What you have to do
In the records below, begin at the line that has "Write a component" and stop after the line that has "const yStep = 25;"; quote those lines verbatim and nothing more.

::::::::

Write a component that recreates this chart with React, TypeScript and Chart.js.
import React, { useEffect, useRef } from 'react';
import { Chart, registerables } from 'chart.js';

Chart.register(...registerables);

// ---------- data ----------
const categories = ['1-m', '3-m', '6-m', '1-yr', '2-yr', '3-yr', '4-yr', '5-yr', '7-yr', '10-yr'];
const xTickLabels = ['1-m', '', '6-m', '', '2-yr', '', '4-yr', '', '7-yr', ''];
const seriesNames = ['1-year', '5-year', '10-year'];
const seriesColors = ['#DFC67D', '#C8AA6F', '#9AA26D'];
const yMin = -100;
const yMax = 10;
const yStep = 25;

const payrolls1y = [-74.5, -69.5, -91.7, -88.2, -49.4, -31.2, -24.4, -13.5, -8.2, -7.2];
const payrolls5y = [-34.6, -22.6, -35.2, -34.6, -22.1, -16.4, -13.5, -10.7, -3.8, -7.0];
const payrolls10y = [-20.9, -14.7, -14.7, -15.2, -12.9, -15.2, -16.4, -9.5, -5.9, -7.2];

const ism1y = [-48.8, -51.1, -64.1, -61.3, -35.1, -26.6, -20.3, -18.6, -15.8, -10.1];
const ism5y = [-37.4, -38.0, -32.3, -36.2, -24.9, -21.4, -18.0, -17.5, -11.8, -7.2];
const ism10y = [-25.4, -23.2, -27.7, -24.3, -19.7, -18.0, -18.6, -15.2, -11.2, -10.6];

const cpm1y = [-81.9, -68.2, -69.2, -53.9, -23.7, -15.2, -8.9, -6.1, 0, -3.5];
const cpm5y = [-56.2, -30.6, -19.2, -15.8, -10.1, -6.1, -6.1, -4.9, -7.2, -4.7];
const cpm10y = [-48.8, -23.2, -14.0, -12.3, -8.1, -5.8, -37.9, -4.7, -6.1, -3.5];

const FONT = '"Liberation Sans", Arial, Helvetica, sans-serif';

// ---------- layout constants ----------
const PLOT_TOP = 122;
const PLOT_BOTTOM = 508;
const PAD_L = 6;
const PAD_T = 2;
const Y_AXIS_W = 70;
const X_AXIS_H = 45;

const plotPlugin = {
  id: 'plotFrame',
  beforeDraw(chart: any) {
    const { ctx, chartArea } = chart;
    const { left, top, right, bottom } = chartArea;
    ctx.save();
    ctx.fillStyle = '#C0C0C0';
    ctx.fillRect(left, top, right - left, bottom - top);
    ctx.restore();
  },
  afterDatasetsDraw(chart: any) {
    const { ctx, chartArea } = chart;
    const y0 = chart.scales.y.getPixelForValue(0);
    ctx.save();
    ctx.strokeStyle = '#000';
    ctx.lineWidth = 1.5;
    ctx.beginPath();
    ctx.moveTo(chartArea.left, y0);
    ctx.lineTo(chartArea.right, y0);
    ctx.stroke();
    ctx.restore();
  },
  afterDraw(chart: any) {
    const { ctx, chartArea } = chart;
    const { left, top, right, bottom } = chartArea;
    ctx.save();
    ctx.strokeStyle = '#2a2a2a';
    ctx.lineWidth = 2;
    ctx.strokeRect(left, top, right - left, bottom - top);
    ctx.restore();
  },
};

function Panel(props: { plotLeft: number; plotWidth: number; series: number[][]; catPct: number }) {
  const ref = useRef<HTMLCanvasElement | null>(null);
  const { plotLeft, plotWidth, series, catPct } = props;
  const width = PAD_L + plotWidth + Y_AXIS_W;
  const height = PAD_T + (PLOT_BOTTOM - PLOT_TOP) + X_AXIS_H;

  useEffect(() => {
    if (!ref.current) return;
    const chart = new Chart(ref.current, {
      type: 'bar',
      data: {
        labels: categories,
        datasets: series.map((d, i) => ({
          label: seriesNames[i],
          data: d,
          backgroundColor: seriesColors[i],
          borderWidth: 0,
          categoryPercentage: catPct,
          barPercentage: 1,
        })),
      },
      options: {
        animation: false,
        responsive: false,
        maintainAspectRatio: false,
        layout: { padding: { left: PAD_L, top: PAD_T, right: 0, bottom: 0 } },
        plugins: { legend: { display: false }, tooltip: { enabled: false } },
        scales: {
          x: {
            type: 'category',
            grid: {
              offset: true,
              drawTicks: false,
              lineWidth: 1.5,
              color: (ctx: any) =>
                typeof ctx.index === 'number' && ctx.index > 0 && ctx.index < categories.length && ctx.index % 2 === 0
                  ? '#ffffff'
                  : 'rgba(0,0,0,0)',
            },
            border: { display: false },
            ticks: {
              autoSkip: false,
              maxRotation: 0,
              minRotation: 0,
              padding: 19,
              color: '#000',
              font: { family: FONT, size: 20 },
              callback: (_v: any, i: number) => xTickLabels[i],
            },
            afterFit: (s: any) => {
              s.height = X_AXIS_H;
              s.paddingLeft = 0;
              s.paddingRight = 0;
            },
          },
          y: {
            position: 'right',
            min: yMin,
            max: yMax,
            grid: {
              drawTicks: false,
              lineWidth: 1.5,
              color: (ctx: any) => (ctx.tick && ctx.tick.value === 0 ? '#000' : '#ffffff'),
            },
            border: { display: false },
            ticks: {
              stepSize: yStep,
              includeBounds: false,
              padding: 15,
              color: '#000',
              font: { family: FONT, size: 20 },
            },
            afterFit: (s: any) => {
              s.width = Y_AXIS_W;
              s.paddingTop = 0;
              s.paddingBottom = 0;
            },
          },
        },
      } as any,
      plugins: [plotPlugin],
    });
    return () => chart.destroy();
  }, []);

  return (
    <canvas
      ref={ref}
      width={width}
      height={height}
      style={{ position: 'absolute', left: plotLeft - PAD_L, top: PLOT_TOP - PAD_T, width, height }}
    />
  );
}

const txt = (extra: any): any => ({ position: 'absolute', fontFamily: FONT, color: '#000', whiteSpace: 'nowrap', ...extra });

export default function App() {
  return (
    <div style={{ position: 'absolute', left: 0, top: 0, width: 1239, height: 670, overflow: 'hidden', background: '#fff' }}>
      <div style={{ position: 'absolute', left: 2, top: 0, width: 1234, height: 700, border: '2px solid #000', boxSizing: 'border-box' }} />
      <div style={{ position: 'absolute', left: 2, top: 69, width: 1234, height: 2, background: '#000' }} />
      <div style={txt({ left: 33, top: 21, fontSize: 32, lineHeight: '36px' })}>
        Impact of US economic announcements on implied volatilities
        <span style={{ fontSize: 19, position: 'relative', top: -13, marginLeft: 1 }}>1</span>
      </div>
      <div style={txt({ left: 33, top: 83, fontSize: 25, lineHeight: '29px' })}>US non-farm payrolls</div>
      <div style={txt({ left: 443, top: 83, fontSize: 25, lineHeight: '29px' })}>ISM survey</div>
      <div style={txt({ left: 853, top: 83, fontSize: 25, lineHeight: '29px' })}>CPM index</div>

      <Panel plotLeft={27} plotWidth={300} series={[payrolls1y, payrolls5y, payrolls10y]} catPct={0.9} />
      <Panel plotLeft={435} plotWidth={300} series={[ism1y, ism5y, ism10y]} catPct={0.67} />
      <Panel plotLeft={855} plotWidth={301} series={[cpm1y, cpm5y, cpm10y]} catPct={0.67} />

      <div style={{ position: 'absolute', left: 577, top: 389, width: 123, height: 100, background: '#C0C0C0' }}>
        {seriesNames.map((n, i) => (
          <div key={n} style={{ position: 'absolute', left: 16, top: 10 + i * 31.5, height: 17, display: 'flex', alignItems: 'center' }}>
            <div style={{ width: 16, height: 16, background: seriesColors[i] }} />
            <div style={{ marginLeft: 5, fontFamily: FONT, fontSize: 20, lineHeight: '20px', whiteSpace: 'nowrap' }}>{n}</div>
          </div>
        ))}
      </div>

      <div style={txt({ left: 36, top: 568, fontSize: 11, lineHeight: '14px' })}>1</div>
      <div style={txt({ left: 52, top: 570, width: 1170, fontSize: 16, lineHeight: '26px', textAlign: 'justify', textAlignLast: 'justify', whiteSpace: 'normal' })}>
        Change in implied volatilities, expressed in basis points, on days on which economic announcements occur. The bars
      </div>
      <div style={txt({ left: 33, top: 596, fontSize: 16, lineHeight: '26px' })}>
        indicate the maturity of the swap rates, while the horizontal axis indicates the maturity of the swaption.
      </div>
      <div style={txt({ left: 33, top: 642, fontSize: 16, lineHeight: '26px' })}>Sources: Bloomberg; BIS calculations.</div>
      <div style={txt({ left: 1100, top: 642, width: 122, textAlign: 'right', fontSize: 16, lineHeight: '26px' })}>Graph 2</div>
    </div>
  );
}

::::::::

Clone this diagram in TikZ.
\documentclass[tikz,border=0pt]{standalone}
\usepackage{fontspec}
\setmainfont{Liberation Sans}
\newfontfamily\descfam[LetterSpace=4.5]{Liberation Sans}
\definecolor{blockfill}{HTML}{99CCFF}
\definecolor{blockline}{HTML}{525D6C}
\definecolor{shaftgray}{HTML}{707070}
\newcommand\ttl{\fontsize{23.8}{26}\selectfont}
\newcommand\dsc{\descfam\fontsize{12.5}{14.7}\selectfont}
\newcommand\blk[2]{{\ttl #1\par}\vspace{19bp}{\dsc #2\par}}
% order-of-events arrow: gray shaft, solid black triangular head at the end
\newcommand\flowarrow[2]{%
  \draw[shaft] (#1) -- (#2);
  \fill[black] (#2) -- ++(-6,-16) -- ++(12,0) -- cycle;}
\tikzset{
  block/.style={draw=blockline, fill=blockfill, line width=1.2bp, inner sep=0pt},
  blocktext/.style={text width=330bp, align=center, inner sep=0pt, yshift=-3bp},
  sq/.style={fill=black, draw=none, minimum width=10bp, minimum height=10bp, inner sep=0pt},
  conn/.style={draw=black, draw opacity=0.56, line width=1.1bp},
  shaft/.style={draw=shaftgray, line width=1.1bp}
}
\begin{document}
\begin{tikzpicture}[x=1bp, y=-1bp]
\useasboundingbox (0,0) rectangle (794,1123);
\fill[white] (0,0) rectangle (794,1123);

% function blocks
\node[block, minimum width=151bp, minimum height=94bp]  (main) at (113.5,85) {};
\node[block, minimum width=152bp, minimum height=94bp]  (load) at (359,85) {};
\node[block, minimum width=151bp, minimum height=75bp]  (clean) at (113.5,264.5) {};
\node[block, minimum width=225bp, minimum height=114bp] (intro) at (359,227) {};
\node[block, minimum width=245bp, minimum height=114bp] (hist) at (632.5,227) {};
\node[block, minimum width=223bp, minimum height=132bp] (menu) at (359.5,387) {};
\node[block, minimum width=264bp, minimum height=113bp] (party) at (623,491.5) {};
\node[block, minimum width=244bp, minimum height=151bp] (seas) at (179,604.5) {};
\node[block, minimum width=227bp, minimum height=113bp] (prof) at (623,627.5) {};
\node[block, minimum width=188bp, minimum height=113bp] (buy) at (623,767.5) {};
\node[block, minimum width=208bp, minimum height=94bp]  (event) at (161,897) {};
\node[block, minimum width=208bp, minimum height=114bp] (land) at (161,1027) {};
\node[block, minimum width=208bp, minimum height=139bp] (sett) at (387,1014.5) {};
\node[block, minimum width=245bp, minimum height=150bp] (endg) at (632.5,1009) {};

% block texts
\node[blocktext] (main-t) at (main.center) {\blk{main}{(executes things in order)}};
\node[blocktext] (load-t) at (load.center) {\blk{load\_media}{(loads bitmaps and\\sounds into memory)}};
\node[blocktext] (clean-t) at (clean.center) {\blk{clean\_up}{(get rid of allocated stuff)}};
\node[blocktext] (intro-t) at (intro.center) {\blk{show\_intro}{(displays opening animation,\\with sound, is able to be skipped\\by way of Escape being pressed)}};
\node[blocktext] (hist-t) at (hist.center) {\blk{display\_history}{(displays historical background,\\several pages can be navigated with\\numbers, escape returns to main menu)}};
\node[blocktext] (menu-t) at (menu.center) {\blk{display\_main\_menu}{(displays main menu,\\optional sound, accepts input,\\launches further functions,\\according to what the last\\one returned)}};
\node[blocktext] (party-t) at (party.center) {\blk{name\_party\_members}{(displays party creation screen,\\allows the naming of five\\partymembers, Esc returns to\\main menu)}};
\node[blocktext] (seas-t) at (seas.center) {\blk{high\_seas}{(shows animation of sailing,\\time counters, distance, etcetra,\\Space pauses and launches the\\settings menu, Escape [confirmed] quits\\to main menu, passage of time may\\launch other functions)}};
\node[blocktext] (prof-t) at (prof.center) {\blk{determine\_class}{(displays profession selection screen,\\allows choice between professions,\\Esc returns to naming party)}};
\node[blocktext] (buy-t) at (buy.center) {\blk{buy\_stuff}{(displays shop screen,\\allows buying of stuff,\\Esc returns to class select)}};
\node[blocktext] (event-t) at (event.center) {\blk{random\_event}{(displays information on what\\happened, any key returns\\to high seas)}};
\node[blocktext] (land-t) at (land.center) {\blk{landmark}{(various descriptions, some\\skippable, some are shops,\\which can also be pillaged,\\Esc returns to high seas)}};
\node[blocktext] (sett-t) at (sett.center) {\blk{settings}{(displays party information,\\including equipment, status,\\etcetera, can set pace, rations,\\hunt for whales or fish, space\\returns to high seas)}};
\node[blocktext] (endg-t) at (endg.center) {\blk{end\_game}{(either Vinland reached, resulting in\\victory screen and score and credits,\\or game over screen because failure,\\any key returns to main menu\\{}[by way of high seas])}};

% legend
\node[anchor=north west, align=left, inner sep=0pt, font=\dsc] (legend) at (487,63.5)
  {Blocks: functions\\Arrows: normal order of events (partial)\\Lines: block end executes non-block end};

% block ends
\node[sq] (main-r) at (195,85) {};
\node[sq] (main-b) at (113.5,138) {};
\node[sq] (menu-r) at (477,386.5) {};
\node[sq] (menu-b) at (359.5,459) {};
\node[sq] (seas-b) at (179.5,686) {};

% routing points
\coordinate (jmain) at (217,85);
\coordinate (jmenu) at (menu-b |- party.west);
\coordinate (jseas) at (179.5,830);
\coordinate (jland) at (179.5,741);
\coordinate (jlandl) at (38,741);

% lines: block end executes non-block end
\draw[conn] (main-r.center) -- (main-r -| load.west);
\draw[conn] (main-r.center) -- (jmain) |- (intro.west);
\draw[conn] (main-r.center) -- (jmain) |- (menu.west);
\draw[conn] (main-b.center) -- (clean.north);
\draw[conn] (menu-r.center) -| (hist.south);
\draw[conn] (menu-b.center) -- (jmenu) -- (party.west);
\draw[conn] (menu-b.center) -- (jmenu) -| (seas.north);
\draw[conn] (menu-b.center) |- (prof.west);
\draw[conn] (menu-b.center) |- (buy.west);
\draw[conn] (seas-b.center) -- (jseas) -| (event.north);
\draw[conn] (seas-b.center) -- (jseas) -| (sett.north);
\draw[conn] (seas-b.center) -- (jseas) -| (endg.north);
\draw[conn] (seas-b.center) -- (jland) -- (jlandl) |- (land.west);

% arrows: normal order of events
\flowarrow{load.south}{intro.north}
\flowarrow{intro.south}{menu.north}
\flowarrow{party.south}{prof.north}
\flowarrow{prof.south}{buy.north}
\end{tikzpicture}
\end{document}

::::::::

Reply
Write a component that recreates this chart with React, TypeScript and Chart.js.
import React, { useEffect, useRef } from 'react';
import { Chart, registerables } from 'chart.js';

Chart.register(...registerables);

// ---------- data ----------
const categories = ['1-m', '3-m', '6-m', '1-yr', '2-yr', '3-yr', '4-yr', '5-yr', '7-yr', '10-yr'];
const xTickLabels = ['1-m', '', '6-m', '', '2-yr', '', '4-yr', '', '7-yr', ''];
const seriesNames = ['1-year', '5-year', '10-year'];
const seriesColors = ['#DFC67D', '#C8AA6F', '#9AA26D'];
const yMin = -100;
const yMax = 10;
const yStep = 25;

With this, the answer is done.